Lance and the new doping tests
Published: Tuesday, February 26, 2013 at 6:01 a.m.
Last Modified: Monday, February 25, 2013 at 4:41 p.m.
Q: So Lance Armstrong finally came clean. But he never tested positive for drugs. How did he get away with doping all those years? And can we ever trust athletes not to be dopers?
— Mike C., Dunedin
A: Armstrong had a lot of help along the way. He said he would get clean weeks before his races, and he was tipped-off ahead of time before "random" testing was going to happen. But he wouldn't be so successful at dodging detection today. The World Anti-Doping Agency (WADA) now uses a protocol called the Athlete Biological Passport. By Lance's own admission, it would have identified him for sure.
The Athlete's Biological Passport is a snapshot of an athlete's base physiology. Using a set of selected biological markers, it shows screeners exactly what the athlete's biochemistry looks like when it is unaltered. That profile is good for a few decades.

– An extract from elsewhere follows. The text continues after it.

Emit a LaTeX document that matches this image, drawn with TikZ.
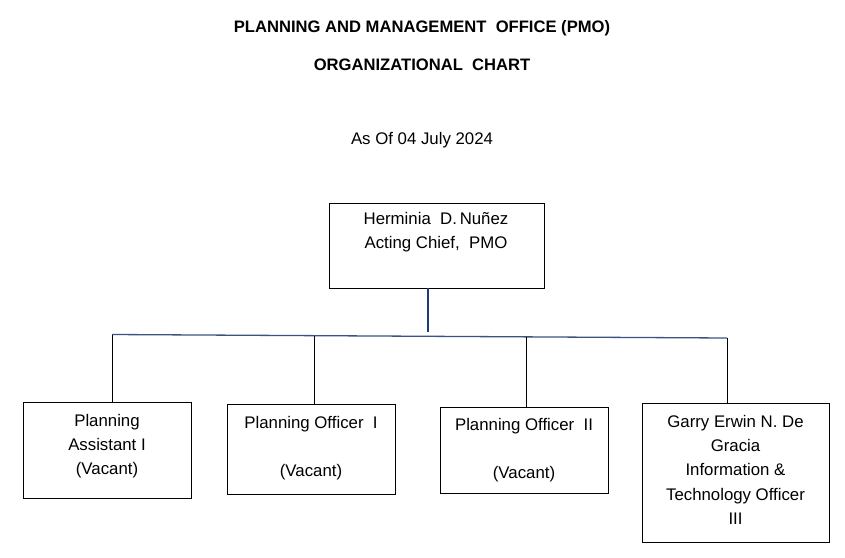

So even if a before-race screening doesn't detect a doping substance, like human growth hormone (HGH), if it shows there's an enhancement of oxygen transfer to the muscles, then officials know for sure that doping has gone on.
Several top cyclists have already been sanctioned because their biological profile showed they had been doping. Another benefit? Clean athletes who get a false positive result on a drug test can present the Biological Passport to prove they haven't been doping.
This is a big step forward for the integrity of competitive sports. Now we'd like to see every Olympic and professional athlete get a Biological Passport before they sign with any team. Maybe then we can go back to inducting players into the Baseball Hall of Fame in Cooperstown (no players from the era of Barry Bonds and Roger Clemens were selected in 2013; although those two have never been convicted of doping, they have never had a Biological Passport to prove their innocence, either) and pro-level sports can rediscover integrity in competition.